The judge said that there were two different kinds of meaning recognised in law: "a natural and ordinary meaning" and "an innuendo meaning". Citing Jones v Skelton, Mr Justice Tugendhat explained that a natural and ordinary meaning may be either the literal meaning or a meaning "that does not require the support of extrinsic facts passing beyond general knowledge". An innuendo meaning, he said, "is a meaning which can be implied from the words complained of, but only if the reader also knows other facts (which are not general knowledge). These are generally called extrinsic facts." The judge decided that any reasonable reader would understand both meanings of Bercow's tweet and interpret the "innocent face" as insincere and ironical: "There is no sensible reason for including those words in the tweet if they are to be taken as meaning that the defendant simply wants to know the answer to a factual question." The judge decided that the Tweet meant "in its natural and ordinary defamatory meaning, that the Claimant was a paedophile who was guilty of sexually abusing boys living in care". With regard to the innuendo of the tweet Mr Justice Tugendhat found that the Tweet carried a meaning "to the same effect" and found that the tweet was "an allegation of guilt. I see no room on these facts for any less serious meaning." As it had already been accepted by Bercow prior to the hearing that McAlpine was innocent of the allegations her tweet was "seriously defamatory" and indefensible in law.

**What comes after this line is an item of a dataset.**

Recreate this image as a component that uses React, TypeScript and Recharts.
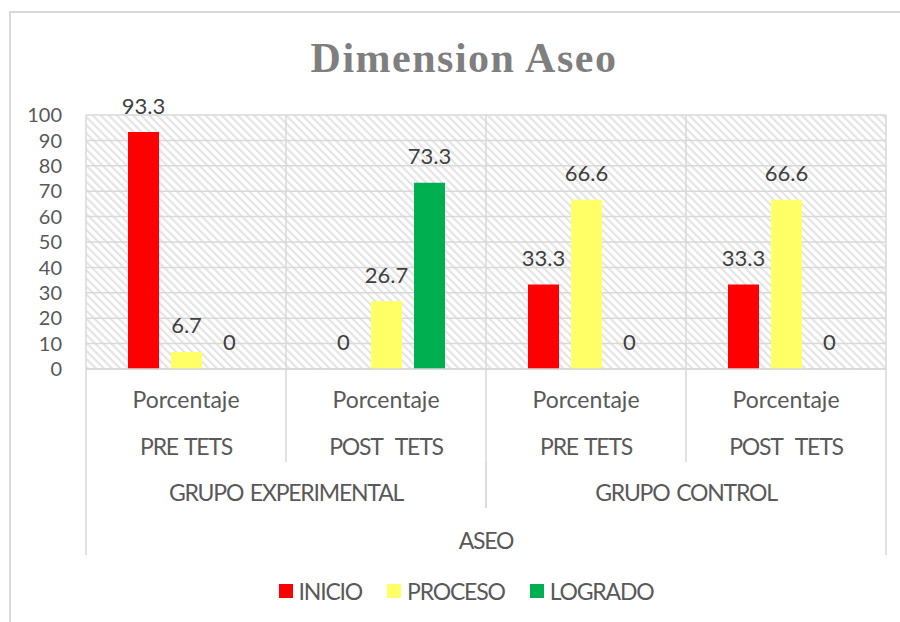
import React from 'react';
import { BarChart, Bar, XAxis, YAxis, CartesianGrid, LabelList, ReferenceLine, Legend } from 'recharts';

const grupos = ['GRUPO EXPERIMENTAL', 'GRUPO EXPERIMENTAL', 'GRUPO CONTROL', 'GRUPO CONTROL'];
const fases = ['PRE TETS', 'POST  TETS', 'PRE TETS', 'POST  TETS'];
const medida = 'Porcentaje';
const dimension = 'ASEO';
const inicio = [93.3, 0, 33.3, 33.3];
const proceso = [6.7, 26.7, 66.6, 66.6];
const logrado = [0, 73.3, 0, 0];
const yTicks = [0, 10, 20, 30, 40, 50, 60, 70, 80, 90, 100];
const seriesNames = ['INICIO', 'PROCESO', 'LOGRADO'];
const seriesColors = ['#FF0000', '#FFFF66', '#00B050'];
const title = 'Dimension Aseo';

const data = fases.map((f, i) => ({
  key: `${grupos[i]}|${f}|${i}`,
  grupo: grupos[i],
  fase: f,
  dim: dimension,
  INICIO: inicio[i],
  PROCESO: proceso[i],
  LOGRADO: logrado[i],
}));

const FONT = 'Lato, "Liberation Sans", sans-serif';
const FS = 23;
const CAPS_LS = -1.2;
const WS = 2;
const TXT = '#595959';
const LINE = '#d9d9d9';

const MainTick = (props: any) => {
  const { x, y, payload, index } = props;
  const half = payload && payload.offset ? payload.offset : 100;
  const row = data.find((d) => d.key === payload.value);
  return (
    <g>
      <text x={x} y={y + 30} textAnchor="middle" dominantBaseline="central" fill={TXT} fontSize={FS} fontFamily={FONT}>{medida}</text>
      <text x={x} y={y + 77} textAnchor="middle" dominantBaseline="central" fill={TXT} fontSize={FS} fontFamily={FONT} letterSpacing={CAPS_LS} wordSpacing={WS} style={{ whiteSpace: 'pre' }}>{row ? row.fase : ''}</text>
      <line x1={x + half} x2={x + half} y1={y} y2={y + 93} stroke={LINE} strokeWidth={1.5} />
      {index === 0 && <line x1={x - half} x2={x - half} y1={y} y2={y + 93} stroke={LINE} strokeWidth={1.5} />}
    </g>
  );
};

const GroupTick = (props: any) => {
  const { x, y, payload } = props;
  const half = payload && payload.offset ? payload.offset : 200;
  return (
    <g>
      <text x={x} y={y + 30} textAnchor="middle" dominantBaseline="central" fill={TXT} fontSize={FS} fontFamily={FONT} letterSpacing={CAPS_LS} wordSpacing={WS}>{payload.value}</text>
      <line x1={x - half} x2={x - half} y1={y} y2={y + 46} stroke={LINE} strokeWidth={1.5} />
      <line x1={x + half} x2={x + half} y1={y} y2={y + 46} stroke={LINE} strokeWidth={1.5} />
    </g>
  );
};

const DimTick = (props: any) => {
  const { x, y, payload } = props;
  const half = payload && payload.offset ? payload.offset : 400;
  return (
    <g>
      <text x={x} y={y + 32} textAnchor="middle" dominantBaseline="central" fill={TXT} fontSize={FS} fontFamily={FONT} letterSpacing={CAPS_LS}>{payload.value}</text>
      <line x1={x - half} x2={x - half} y1={y} y2={y + 47} stroke={LINE} strokeWidth={1.5} />
      <line x1={x + half} x2={x + half} y1={y} y2={y + 47} stroke={LINE} strokeWidth={1.5} />
    </g>
  );
};

const ValueLabel = (props: any) => {
  const { x, y, width, value } = props;
  return (
    <text x={x + width / 2} y={y - 27} textAnchor="middle" dominantBaseline="central" fill="#404040" fontSize={22} fontFamily={FONT}>{String(value)}</text>
  );
};

const LegendContent = (props: any) => {
  const payload = props.payload || [];
  const ordered = seriesNames.map((n) => payload.find((p: any) => p.value === n)).filter(Boolean);
  return (
    <div style={{ height: 48, boxSizing: 'border-box', paddingTop: 24, display: 'flex', justifyContent: 'center', gap: 25, fontFamily: FONT, fontSize: FS, color: TXT }}>
      {ordered.map((p: any) => (
        <div key={p.value} style={{ display: 'flex', alignItems: 'center', height: 24 }}>
          <span style={{ display: 'inline-block', width: 14, height: 14, background: p.color, marginRight: 6 }} />
          <span style={{ letterSpacing: CAPS_LS }}>{p.value}</span>
        </div>
      ))}
    </div>
  );
};

export default function App() {
  return (
    <div style={{ position: 'absolute', left: 0, top: 0, width: 900, height: 622, overflow: 'hidden', background: '#fff' }}>
      <div style={{ position: 'absolute', left: 9, top: 11, width: 930, height: 660, border: '2px solid #d9d9d9', boxSizing: 'border-box' }} />
      <div style={{ position: 'absolute', left: 0, top: 0 }}>
        <BarChart width={900} height={622} data={data} margin={{ top: 115, right: 14, left: 0, bottom: 19 }} barSize={31} barGap={12}>
          <defs>
            <pattern id="hatch" width="5.7" height="5.7" patternUnits="userSpaceOnUse" patternTransform="rotate(-45)">
              <rect x="0" y="0" width="2.2" height="5.7" fill="#e4e4e4" />
            </pattern>
          </defs>
          <CartesianGrid vertical={false} stroke={LINE} strokeWidth={1.5} fill="url(#hatch)" fillOpacity={1} />
          <XAxis dataKey="key" tick={<MainTick />} tickLine={false} tickSize={0} tickMargin={0} height={93} interval={0} axisLine={{ stroke: LINE, strokeWidth: 1.5 }} />
          <XAxis xAxisId="g1" dataKey="grupo" allowDuplicatedCategory={false} tick={<GroupTick />} tickLine={false} tickSize={0} tickMargin={0} height={46} interval={0} axisLine={false} />
          <XAxis xAxisId="g2" dataKey="dim" allowDuplicatedCategory={false} tick={<DimTick />} tickLine={false} tickSize={0} tickMargin={0} height={47} interval={0} axisLine={false} />
          <YAxis width={86} domain={[0, 100]} ticks={yTicks} interval={0} tickLine={false} tickSize={0} tickMargin={24} axisLine={false} tick={{ fill: TXT, fontSize: 20, fontFamily: FONT }} />
          {data.map((d) => (
            <ReferenceLine key={'s' + d.key} x={d.key} position="start" stroke={LINE} strokeWidth={1.5} ifOverflow="visible" />
          ))}
          <ReferenceLine x={data[data.length - 1].key} position="end" stroke={LINE} strokeWidth={1.5} ifOverflow="visible" />
          {seriesNames.map((s, i) => (
            <Bar key={s} dataKey={s} name={s} fill={seriesColors[i]} isAnimationActive={false} minPointSize={0.01}>
              <LabelList dataKey={s} content={<ValueLabel />} />
            </Bar>
          ))}
          <Legend verticalAlign="bottom" height={48} content={<LegendContent />} wrapperStyle={{ left: 9, width: 914 }} />
        </BarChart>
      </div>
      <div style={{ position: 'absolute', left: 9, width: 910, top: 37, textAlign: 'center', fontFamily: '"Liberation Serif", serif', fontWeight: 'bold', fontSize: 42, lineHeight: '42px', letterSpacing: 1.5, color: '#7f7f7f' }}>{title}</div>
    </div>
  );
}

Following judgment both parties reached an agreement and Bercow agreed to pay damages. Bercow was also ordered to apologise in open court to McAlpine, who said that he would travel to London from his home in Italy "to hear it personally".

==Reactions==
Prior to judgment Bercow made two offers to settle out of court. Both were rejected by McAlpine, leading to Joshua Rozenberg, a lawyer and columnist for London's The Guardian newspaper, to opine "that the undisclosed, agreed damages were higher than she had hoped." McAlpine's solicitor Andrew Reid said: "The apologies previously received from Mrs Bercow did not concede that her tweet was defamatory but clearly she must now accept this fact. Her failure to admit that her tweet was defamatory caused considerable unnecessary pain and suffering to Lord McAlpine and his family over the last six months. The judgment is one of great public interest and provides both a warning to and guidance for people who use social media." Rozenberg noted: "The law of defamation is well known to those who write for a living. One hopes Twitter users are beginning to learn what a powerful and potentially dangerous weapon they have at their fingertips. A tweet is more like a broadcast than an email and is subject to the law of libel in the same way."

Bercow said: "The High Court found that my tweet constituted a serious libel, both in its natural meaning and as an innuendo. To say I am surprised and disappointed by this is an understatement. I will accept the ruling as the end of the matter. I remain sorry for the distress I have caused Lord McAlpine and I repeat my apologies. Today's ruling should be seen as a warning to all social media users."

Patrick Strudwick, also writing in The Guardian, noted that on the day of the hearing many Twitter users tweeted: "Why is Sally Bercow trending? *libel face*", a humorous reference to her defamatory tweet.

The case was subsequently cited in the judgement in the 2017 Monroe v Hopkins libel case.